Schenck was convicted of misdemeanor obstructing official business in that 2009 incident, but Greene County Common Pleas Court records from that case are sealed. Police said they confiscated more than 20 rifles, several handguns, ammo and body armor. Those guns were reportedly returned to Schenck following a court order about a year later.

“Based on what I knew about him, I was concerned,” Former Yellow Springs Police Chief John Grote said.“Paul was generally a nice guy. He seemed to be overly interested in weapons and always wanted to talk about guns with me.”

Police can seize an individual’s weapons if a crime is committed, if there is a threat of domestic violence or a court granted protection order in place, or if an individual is “pink-slipped”, which means a 72-hour mental health evaluation.

But Montgomery County Sheriff Phil Plummer said law enforcement has very little say in whether someone is permanently prohibited from having weapons and cannot do random checks on those under disability.

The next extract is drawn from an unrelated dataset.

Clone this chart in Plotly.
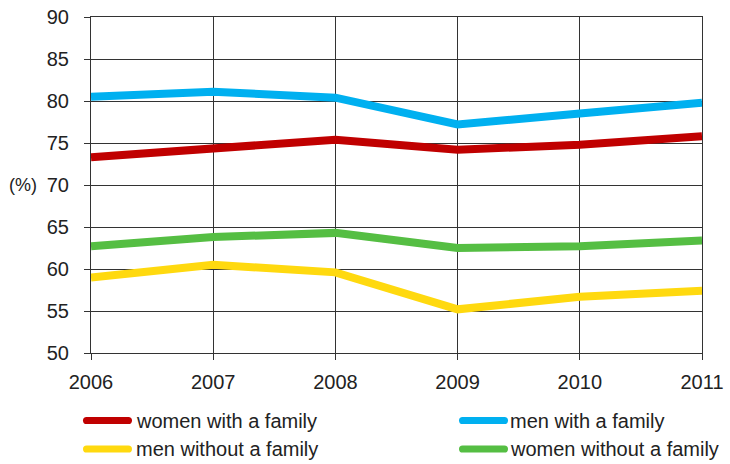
import plotly.graph_objects as go

years = [2006, 2007, 2008, 2009, 2010, 2011]

women_with_family = [73.3, 74.4, 75.4, 74.2, 74.8, 75.8]
men_with_family = [80.5, 81.1, 80.4, 77.2, 78.5, 79.8]
men_without_family = [59.0, 60.5, 59.6, 55.2, 56.7, 57.4]
women_without_family = [62.7, 63.8, 64.3, 62.5, 62.7, 63.4]

y_ticks = [50, 55, 60, 65, 70, 75, 80, 85, 90]

series_names = ["women with a family", "men with a family",
                "men without a family", "women without a family"]
series_values = [women_with_family, men_with_family,
                 men_without_family, women_without_family]
series_colors = ["#C00000", "#00B0F0", "#FFD90F", "#55BE43"]

FONT = "Liberation Sans, Arial, sans-serif"
TEXT = "#222222"
GRID = "#333333"

fig = go.Figure()
for name, vals, color in zip(series_names, series_values, series_colors):
    fig.add_trace(go.Scatter(
        x=years, y=vals, name=name, mode="lines",
        line=dict(color=color, width=8), showlegend=False,
    ))

# Two-column key below the plot: rounded swatch + label per series
key_cols = [(-0.0131, 0.0704), (0.6023, 0.6825)]   # (swatch x, label x) in paper units
key_rows = [-0.2009, -0.2857]                         # row centres in paper units
swatch_len, r = 49, 3.6
swatch_path = (f"M {r},{-r} L {swatch_len - r},{-r} Q {swatch_len},{-r} {swatch_len},0 "
               f"Q {swatch_len},{r} {swatch_len - r},{r} L {r},{r} Q 0,{r} 0,0 "
               f"Q 0,{-r} {r},{-r} Z")

shapes, annotations = [], []
for i, (name, color) in enumerate(zip(series_names, series_colors)):
    row, col = divmod(i, 2)
    sx, tx = key_cols[col]
    ky = key_rows[row]
    shapes.append(dict(
        type="path", xref="paper", yref="paper",
        xsizemode="pixel", ysizemode="pixel", xanchor=sx, yanchor=ky,
        path=swatch_path, fillcolor=color, line=dict(width=0),
    ))
    annotations.append(dict(
        text=name, xref="paper", yref="paper", x=tx, y=ky,
        showarrow=False, xanchor="left", yanchor="middle",
        font=dict(size=20, color=TEXT, family=FONT),
    ))

annotations.append(dict(
    text="(%)", xref="paper", yref="y", x=-0.111, y=70,
    showarrow=False, xanchor="center", yanchor="middle",
    font=dict(size=18, color=TEXT, family=FONT),
))

fig.update_layout(
    width=730, height=464,
    margin=dict(l=91, r=28, t=17, b=111, autoexpand=False),
    paper_bgcolor="white", plot_bgcolor="white",
    font=dict(family=FONT, color=TEXT, size=20),
    showlegend=False,
    shapes=shapes,
    annotations=annotations,
)

fig.update_xaxes(
    range=[2006, 2011], tickvals=years, ticktext=[str(y) for y in years],
    showgrid=True, gridcolor=GRID, gridwidth=1,
    showline=True, linecolor=GRID, linewidth=1, mirror=True,
    ticks="outside", ticklen=6, tickcolor=GRID,
    ticklabelstandoff=5,
    zeroline=False,
)
fig.update_yaxes(
    range=[50, 90], tickvals=y_ticks,
    showgrid=True, gridcolor=GRID, gridwidth=1,
    showline=True, linecolor=GRID, linewidth=1, mirror=True,
    ticks="outside", ticklen=6, tickcolor=GRID,
    ticklabelstandoff=11,
    zeroline=False,
)

fig.write_html("out.html")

In 2008, Harrison Twp. resident Gregory Smith was arrested by deputies after threatening to kill himself and neighbors. Prohibited from owning firearms because of a previous conviction, Smith initially pleading not guilty by reason of insanity, but took a plea deal in which he was sentenced to undergo mental health treatment. Deputies seized numerous guns including a .50-caliber ArmaLite rifle.

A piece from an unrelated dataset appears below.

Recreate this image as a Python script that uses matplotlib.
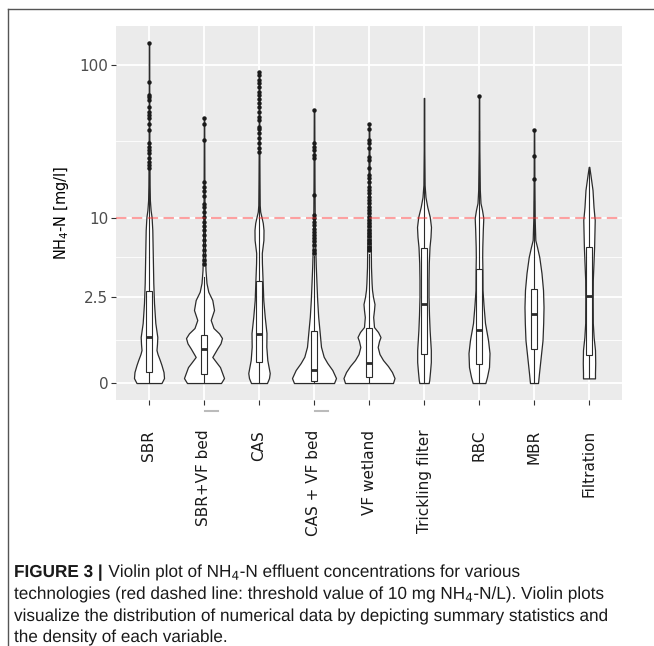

Plummer said officers have limited resources or authority to check up on people who are legally barred from having guns. “We can’t go knocking down doors,” he said.

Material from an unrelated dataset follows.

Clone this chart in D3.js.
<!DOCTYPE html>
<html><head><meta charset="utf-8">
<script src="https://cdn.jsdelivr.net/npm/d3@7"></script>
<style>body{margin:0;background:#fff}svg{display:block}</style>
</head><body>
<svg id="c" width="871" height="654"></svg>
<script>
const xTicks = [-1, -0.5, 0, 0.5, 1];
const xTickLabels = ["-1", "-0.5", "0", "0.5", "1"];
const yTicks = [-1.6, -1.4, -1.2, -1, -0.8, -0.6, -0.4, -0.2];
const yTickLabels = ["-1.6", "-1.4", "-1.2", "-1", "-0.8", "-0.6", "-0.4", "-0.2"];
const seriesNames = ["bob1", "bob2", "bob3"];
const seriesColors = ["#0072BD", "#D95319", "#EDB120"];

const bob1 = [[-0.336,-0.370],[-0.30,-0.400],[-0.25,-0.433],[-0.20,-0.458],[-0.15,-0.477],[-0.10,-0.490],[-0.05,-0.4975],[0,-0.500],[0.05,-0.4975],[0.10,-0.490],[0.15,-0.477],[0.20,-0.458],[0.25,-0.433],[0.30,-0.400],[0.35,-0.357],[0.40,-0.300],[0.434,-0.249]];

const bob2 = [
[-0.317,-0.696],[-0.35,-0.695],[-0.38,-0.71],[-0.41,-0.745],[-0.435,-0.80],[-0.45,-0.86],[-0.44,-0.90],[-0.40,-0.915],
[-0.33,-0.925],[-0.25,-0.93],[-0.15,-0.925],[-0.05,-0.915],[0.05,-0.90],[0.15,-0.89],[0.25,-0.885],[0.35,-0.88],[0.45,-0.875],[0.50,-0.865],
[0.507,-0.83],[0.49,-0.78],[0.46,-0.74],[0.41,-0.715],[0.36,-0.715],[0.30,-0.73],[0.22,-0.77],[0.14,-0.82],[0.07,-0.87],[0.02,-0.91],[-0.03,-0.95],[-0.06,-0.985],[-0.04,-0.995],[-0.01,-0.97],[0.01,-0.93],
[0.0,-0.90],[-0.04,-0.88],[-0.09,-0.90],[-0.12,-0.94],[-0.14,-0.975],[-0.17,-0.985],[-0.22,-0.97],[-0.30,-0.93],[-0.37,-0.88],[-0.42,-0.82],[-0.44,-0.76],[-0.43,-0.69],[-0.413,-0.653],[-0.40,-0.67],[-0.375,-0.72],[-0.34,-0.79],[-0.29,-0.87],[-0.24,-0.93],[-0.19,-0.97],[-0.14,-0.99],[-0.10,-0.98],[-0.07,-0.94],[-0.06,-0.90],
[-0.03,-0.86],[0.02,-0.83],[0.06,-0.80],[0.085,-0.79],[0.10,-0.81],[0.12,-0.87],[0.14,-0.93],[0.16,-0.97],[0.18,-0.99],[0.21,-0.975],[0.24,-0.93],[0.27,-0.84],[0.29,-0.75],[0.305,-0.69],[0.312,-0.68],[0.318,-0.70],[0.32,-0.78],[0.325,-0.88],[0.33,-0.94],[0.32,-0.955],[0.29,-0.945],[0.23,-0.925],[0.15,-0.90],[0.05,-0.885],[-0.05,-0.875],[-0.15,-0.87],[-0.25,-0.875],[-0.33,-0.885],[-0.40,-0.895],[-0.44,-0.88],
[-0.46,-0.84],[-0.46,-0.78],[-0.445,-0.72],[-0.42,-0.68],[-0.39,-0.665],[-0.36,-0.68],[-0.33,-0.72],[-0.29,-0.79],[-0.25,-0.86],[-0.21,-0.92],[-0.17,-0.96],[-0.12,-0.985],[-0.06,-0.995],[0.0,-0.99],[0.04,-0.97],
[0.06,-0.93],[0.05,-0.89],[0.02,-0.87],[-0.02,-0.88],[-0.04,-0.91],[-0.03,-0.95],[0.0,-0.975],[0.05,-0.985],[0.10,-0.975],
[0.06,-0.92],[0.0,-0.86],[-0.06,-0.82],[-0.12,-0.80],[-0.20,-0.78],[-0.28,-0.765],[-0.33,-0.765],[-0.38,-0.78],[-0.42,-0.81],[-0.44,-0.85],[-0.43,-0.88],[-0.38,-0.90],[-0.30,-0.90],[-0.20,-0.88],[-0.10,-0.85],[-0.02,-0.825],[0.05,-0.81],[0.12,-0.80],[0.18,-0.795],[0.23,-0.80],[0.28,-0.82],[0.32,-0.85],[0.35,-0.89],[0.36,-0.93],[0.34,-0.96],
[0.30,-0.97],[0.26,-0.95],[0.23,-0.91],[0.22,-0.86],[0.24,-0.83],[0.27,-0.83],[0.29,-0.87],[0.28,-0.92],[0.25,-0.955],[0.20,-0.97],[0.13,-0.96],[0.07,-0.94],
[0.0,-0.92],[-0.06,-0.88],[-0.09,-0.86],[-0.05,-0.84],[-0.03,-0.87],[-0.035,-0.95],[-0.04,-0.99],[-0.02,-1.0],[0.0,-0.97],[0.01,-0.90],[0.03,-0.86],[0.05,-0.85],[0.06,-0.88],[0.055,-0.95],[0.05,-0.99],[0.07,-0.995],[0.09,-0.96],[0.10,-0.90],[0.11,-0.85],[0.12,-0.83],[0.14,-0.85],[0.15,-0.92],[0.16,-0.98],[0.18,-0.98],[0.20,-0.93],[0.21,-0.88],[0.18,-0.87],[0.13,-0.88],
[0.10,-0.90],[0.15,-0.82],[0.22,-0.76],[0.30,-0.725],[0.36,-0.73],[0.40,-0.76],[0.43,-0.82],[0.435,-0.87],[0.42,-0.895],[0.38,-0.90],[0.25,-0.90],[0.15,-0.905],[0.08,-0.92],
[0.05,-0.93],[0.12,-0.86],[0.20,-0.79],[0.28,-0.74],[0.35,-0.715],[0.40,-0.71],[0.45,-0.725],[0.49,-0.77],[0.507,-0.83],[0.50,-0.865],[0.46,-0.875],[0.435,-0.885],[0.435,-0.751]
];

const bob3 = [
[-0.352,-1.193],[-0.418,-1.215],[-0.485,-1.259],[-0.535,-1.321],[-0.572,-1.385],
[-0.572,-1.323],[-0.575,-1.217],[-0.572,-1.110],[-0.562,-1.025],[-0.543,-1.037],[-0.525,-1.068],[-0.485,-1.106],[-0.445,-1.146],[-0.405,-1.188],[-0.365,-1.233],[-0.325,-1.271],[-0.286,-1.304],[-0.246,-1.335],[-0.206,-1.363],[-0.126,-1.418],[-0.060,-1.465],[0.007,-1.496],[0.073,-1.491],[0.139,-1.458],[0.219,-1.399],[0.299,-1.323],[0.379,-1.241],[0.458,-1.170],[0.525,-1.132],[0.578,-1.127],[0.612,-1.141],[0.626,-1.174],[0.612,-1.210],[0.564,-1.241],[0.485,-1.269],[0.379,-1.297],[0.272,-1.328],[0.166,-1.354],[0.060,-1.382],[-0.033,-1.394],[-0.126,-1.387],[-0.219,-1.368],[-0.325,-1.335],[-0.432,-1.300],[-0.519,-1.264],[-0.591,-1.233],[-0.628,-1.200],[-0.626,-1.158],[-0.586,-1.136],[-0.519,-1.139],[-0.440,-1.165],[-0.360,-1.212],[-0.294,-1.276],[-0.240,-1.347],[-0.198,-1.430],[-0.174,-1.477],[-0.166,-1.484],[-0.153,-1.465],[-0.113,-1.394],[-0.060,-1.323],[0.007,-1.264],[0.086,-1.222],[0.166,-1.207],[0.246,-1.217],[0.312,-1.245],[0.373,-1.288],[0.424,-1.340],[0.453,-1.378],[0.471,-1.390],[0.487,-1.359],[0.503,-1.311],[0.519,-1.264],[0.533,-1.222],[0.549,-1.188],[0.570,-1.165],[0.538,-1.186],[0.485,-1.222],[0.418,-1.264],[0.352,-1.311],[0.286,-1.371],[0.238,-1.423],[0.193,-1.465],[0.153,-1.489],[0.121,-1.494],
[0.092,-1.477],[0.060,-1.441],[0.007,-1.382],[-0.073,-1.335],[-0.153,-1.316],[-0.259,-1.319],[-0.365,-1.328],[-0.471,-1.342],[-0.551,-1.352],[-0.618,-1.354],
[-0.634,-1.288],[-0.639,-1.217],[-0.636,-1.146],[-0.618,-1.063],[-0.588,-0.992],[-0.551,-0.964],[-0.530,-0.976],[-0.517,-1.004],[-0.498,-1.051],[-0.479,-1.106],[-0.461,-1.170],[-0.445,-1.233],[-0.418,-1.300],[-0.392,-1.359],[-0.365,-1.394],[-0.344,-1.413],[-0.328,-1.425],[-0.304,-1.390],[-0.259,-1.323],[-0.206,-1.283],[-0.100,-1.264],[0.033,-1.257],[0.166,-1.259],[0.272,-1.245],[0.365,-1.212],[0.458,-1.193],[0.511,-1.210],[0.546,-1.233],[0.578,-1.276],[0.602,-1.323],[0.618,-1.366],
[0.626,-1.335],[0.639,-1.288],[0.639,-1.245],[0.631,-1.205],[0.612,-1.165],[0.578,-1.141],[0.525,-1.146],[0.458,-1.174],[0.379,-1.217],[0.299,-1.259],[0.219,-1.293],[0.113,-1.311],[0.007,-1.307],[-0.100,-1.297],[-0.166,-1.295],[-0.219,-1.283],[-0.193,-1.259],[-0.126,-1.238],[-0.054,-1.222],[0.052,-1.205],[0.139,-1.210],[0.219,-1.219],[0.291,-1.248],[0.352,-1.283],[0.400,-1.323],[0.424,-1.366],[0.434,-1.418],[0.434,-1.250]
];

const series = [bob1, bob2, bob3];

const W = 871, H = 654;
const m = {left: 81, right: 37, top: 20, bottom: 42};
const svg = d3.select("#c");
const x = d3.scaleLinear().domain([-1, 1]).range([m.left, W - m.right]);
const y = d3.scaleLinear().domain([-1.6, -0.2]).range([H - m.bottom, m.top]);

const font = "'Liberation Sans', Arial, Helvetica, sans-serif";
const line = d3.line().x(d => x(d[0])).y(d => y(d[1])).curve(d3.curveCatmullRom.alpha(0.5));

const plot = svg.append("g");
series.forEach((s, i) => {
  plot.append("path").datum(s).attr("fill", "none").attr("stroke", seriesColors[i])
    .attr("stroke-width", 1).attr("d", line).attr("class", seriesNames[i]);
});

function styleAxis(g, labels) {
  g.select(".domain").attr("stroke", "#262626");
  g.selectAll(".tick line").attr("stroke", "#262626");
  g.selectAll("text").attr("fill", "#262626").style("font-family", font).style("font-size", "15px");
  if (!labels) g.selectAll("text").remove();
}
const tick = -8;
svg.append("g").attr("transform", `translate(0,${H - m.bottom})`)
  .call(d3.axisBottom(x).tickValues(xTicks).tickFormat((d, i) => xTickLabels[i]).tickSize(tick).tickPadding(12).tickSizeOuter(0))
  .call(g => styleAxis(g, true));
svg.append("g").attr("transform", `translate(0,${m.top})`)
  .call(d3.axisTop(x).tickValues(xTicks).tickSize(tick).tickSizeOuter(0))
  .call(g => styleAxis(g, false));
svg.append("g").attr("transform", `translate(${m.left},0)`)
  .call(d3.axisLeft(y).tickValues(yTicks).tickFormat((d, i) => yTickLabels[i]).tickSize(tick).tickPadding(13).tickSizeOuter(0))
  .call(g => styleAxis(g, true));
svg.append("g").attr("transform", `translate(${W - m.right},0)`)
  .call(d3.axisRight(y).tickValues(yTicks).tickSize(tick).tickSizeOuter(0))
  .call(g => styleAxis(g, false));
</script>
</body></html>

“You can have 100 people who say this guy shouldn’t have a gun because he’s crazy, but he hasn’t been convicted of a felony and he hasn’t been committed,” said Montgomery County Sheriff’s Sgt. M.D. Hutchison.

The Deputy Suzanne Hopper Act is intended to aid law enforcement by making more information about an individual’s mental health history available. But many questions remain about how the database created by the newly enacted legislation will be populated.

Under the new law, police will have better mental health information on about 600 people statewide.

“But there are many, many more like this gentleman in Yellow Springs,” Kelly said. “There is no central repository of mental health records.”

Nearly 62 percent of gun deaths are suicides while 35 percent are homicides, according to 2010 CDC data.

Mental health professionals say the challenge is preventing tragedies without perpetuating the stigma of mental illness.

“It’s an erroneous perception that people who are mentally ill are more violent than anyone else,” said Ryan Peirson, chief clinical officer for Montgomery County Alcohol, Drug Addiction and Mental Health Services (ADAMHS). “However, that being said, the best predictor of behavior is past behavior.”

Schenck had pulled a gun on police in the past and had conversations with Grote about his frustrations with life and with police officers.

“I was concerned about Paul getting the guns back,” Grote said.

The very situation he feared occurred last month. Shots were fired at three Yellow Springs officers on High Street who were dispatched on a medical call. A total of 63 law enforcement units responded.

The Ohio Attorney General’s Office Bureau of Criminal Investigation collected 191 shell casings from inside Schenck’s house. Investigators counted at least 107 bullet holes exiting the home.

It is unknown whether Schenck ever had a mental health evaluation. Grote couldn’t recall, but he noted that given the circumstances in 2009 it wouldn’t be uncommon for the court to require one.

Grote said more tax dollars need to be spent on mental health diagnosis and increased efforts to get rid of the stigma associated with mental illness.

“We have to strike a good balance between helping people and not sticking them with a stigma,” said Jamestown resident Larry Moore, a regional leader with the Buckeye Firearms Association.

He said the fear of being labeled crazy and having guns seized could deter people from seeking help.

“We have to be aware that that confidentiality is there so that people will go get help without fear that it will haunt them later,” he said.

Moore pointed out that people who may be a danger to themselves or others at one point in their life could become responsible gun owners after proper treatment. He also noted that guns are not the only weapons which an individual can be prohibited from owning.